Inquest into mothers death



An inquest into the death of a woman who died six days after giving birth to her baby at Kingston Hospital, Kingston-Upon-Thames, Surrey, has been recorded as natural causes.

Jessica Palmer (34), died from multi organ failure as a result of Group A streptococcal septicaemia on the 30th June 2004, having given birth to her second child, Emily, on the 24th June 2004.

Evidence given at the two day inquest, which took place at West London coroner's court, heard by deputy coroner Elizabeth Pyggot, indicated that there had been concerns about Jessica's condition on the morning of her discharge from hospital, that she had a very high temperature soon after she got home, and was feverish for the next two days. Despite there being symptoms which could and should have led to her being diagnosed, she was only readmitted to hospital five days later.

Commenting on this morning's verdict, Claire Fazan, from national law firm, Irwin Mitchell, the solicitors representing the family, said: "Whilst we are surprised and disappointed by the verdict, the inquest has provided a lot of information about what happened between Jessica's baby's delivery and her death. Some of what we have heard has, frankly, been quite breathtaking. For example, we now know that the reason the midwife did not take Jessica's temperature on the Sunday when she complained of being feverish, was because she had not taken a thermometer with her.

It is clear from the evidence that we have heard that Jessica should have been referred back to hospital earlier and that had she been, she would probably still be alive today. I anticipate that we will be commencing a civil claim shortly.

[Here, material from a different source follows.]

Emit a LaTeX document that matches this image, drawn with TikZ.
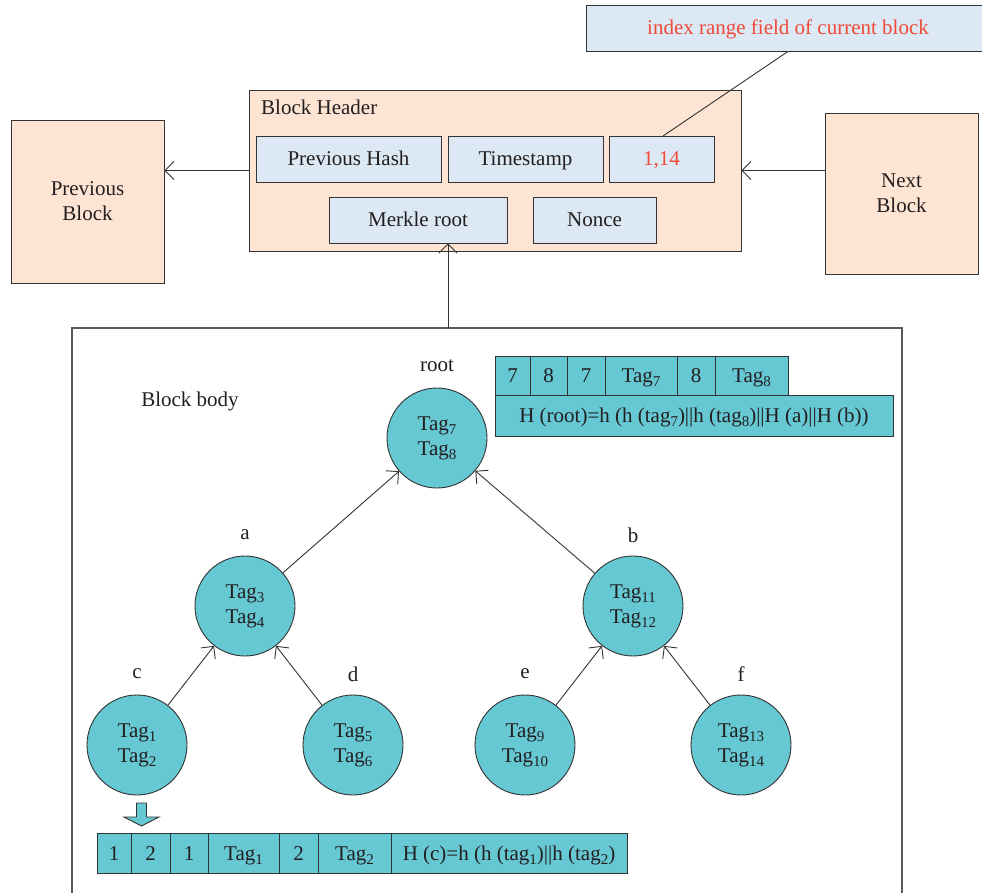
\documentclass[tikz,border=0pt]{standalone}
\usepackage{fontspec}
\setmainfont{Liberation Serif}
\usetikzlibrary{arrows.meta}
\definecolor{cteal}{HTML}{65C8D3}
\definecolor{cblue}{HTML}{DCE8F3}
\definecolor{cpeach}{HTML}{FDE4D3}
\definecolor{cred}{HTML}{EF4A36}
\definecolor{ctext}{HTML}{231F20}
\definecolor{cline}{HTML}{333333}
\newcommand\sbs[1]{\raisebox{-0.45ex}{\fontsize{15}{15}\selectfont #1}}
\begin{document}
\begin{tikzpicture}[x=1pt,y=-1pt,
  every node/.style={text=ctext,font=\fontsize{21}{25}\selectfont},
  field/.style={draw=cline,line width=0.9pt,fill=cblue,inner sep=0pt,minimum height=46pt,text height=15pt,text depth=1pt},
  blockbox/.style={draw=cline,line width=0.9pt,fill=cpeach,inner sep=0pt},
  tnode/.style={circle,draw=cline,line width=0.9pt,fill=cteal,minimum size=100pt,inner sep=0pt,align=center},
  cell/.style={draw=cline,line width=0.9pt,fill=cteal,inner sep=0pt,text height=15pt,text depth=1pt},
  arr/.style={draw=cline,line width=0.9pt,-{Straight Barb[length=9pt,width=18pt]}},
  lbl/.style={inner sep=0pt}
]
\clip (0,0) rectangle (982,893);
\fill[white] (0,0) rectangle (982,893);

% index range callout
\node[field,minimum width=404pt,text=cred] (idx) at (788,28) {index range field of current block};

% block header
\node[blockbox,minimum width=492pt,minimum height=161pt] (hdr) at (495,170.5) {};
\node[lbl,anchor=west] (hdrt) at (261,107) {Block Header};
\node[field,minimum width=185pt] (ph) at (348.5,159) {Previous Hash};
\node[field,minimum width=155pt] (ts) at (525.5,159) {Timestamp};
\node[field,minimum width=105pt,text=cred] (ir) at (661.5,159) {1,14};
\node[field,minimum width=178pt] (mr) at (418,220) {Merkle root};
\node[field,minimum width=123pt] (nn) at (594.5,220) {Nonce};

% neighbour blocks
\node[blockbox,minimum width=153pt,minimum height=163pt,align=center] (prev) at (87.5,201.5) {Previous\\Block};
\node[blockbox,minimum width=153pt,minimum height=161pt,align=center] (next) at (901.5,193.5) {Next\\Block};

\coordinate (irc) at (663,136);
\draw[draw=cline,line width=0.9pt] (irc) -- (idx.south);
\draw[arr] (hdr.west) -- (prev.east |- hdr.west);
\draw[arr] (next.west |- hdr.east) -- (hdr.east);

% block body frame
\node[draw=black!65,line width=1.2pt,minimum width=830pt,minimum height=640pt,inner sep=0pt] (body) at (487,648) {};
\node[lbl] (bodyt) at (190,401) {Block body};
\coordinate (bt) at (448,328);
\draw[arr] (bt) -- (bt |- mr.south);

% tree
\node[tnode] (root) at (437,438) {Tag\sbs{7}\\Tag\sbs{8}};
\node[tnode] (a) at (245,606) {Tag\sbs{3}\\Tag\sbs{4}};
\node[tnode] (b) at (633,606) {Tag\sbs{11}\\Tag\sbs{12}};
\node[tnode] (c) at (137,745) {Tag\sbs{1}\\Tag\sbs{2}};
\node[tnode] (d) at (353,745) {Tag\sbs{5}\\Tag\sbs{6}};
\node[tnode] (e) at (525,745) {Tag\sbs{9}\\Tag\sbs{10}};
\node[tnode] (f) at (741,745) {Tag\sbs{13}\\Tag\sbs{14}};

\node[lbl] (lroot) at (437,366) {root};
\node[lbl] (la) at (245,535) {a};
\node[lbl] (lb) at (633,535) {b};
\node[lbl] (lc) at (137,674) {c};
\node[lbl] (ld) at (353,674) {d};
\node[lbl] (le) at (525,674) {e};
\node[lbl] (lf) at (741,674) {f};

\draw[arr] (a) -- (root);
\draw[arr] (b) -- (root);
\draw[arr] (c) -- (a);
\draw[arr] (d) -- (a);
\draw[arr] (e) -- (b);
\draw[arr] (f) -- (b);

% root table
\node[cell,minimum width=35pt,minimum height=39pt] (r1) at (512.5,375.5) {7};
\node[cell,minimum width=37pt,minimum height=39pt] (r2) at (548.5,375.5) {8};
\node[cell,minimum width=38pt,minimum height=39pt] (r3) at (586,375.5) {7};
\node[cell,minimum width=72pt,minimum height=39pt] (r4) at (641,375.5) {Tag\sbs{7}};
\node[cell,minimum width=38pt,minimum height=39pt] (r5) at (696,375.5) {8};
\node[cell,minimum width=73pt,minimum height=39pt] (r6) at (751.5,375.5) {Tag\sbs{8}};
\node[cell,minimum width=398pt,minimum height=41pt] (r7) at (694,415.5) {H (root)=h (h (tag\sbs{7})||h (tag\sbs{8})||H (a)||H (b))};

% leaf table
\draw[draw=cline,line width=0.9pt,fill=cteal] (136.5,803) -- (146.5,803) -- (146.5,817) -- (159,817) -- (141.5,826) -- (124,817) -- (136.5,817) -- cycle;
\node[cell,minimum width=34pt,minimum height=40pt] (c1) at (114,853) {1};
\node[cell,minimum width=39pt,minimum height=40pt] (c2) at (150.5,853) {2};
\node[cell,minimum width=38pt,minimum height=40pt] (c3) at (189,853) {1};
\node[cell,minimum width=71pt,minimum height=40pt] (c4) at (243.5,853) {Tag\sbs{1}};
\node[cell,minimum width=39pt,minimum height=40pt] (c5) at (298.5,853) {2};
\node[cell,minimum width=73pt,minimum height=40pt] (c6) at (354.5,853) {Tag\sbs{2}};
\node[cell,minimum width=236pt,minimum height=40pt] (c7) at (509,853) {H (c)=h (h (tag\sbs{1})||h (tag\sbs{2})};
\end{tikzpicture}
\end{document}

The facts of this case raise wider questions about how professionals caring for women in the post-natal period - both in hospital and in the community - communicate information about the condition of those women in order to ensure vital and potentially life saving information is made available to those taking over the care. It is perhaps disappointing that the coroner did not use the opportunity to make recommendations about how those communications could be improved for the future."

Mr Palmer, Jessica's husband commented: "My wife lost her life in June of last year, at a time that should have been filled with joy and expectation for her, for me and our children, and for our families. Many lives have been shattered by a tragedy that could and should have been avoided.

Child Bed Fever is not consigned to history, but it ought to be. Although I have little medical knowledge, I now understand that the symptoms are well documented and can be easily recognised.

Jessica's parents and I strongly believe that something must come out of this tragedy to help prevent anything like it ever happening again.

Jessica died many months ago, but her name and her plight should be on the tongue of any expectant parent and in the mind of anyone caring for a pregnant or newly delivered mother.

I am determined that no other family should have to live through a tragedy like the one we have suffered."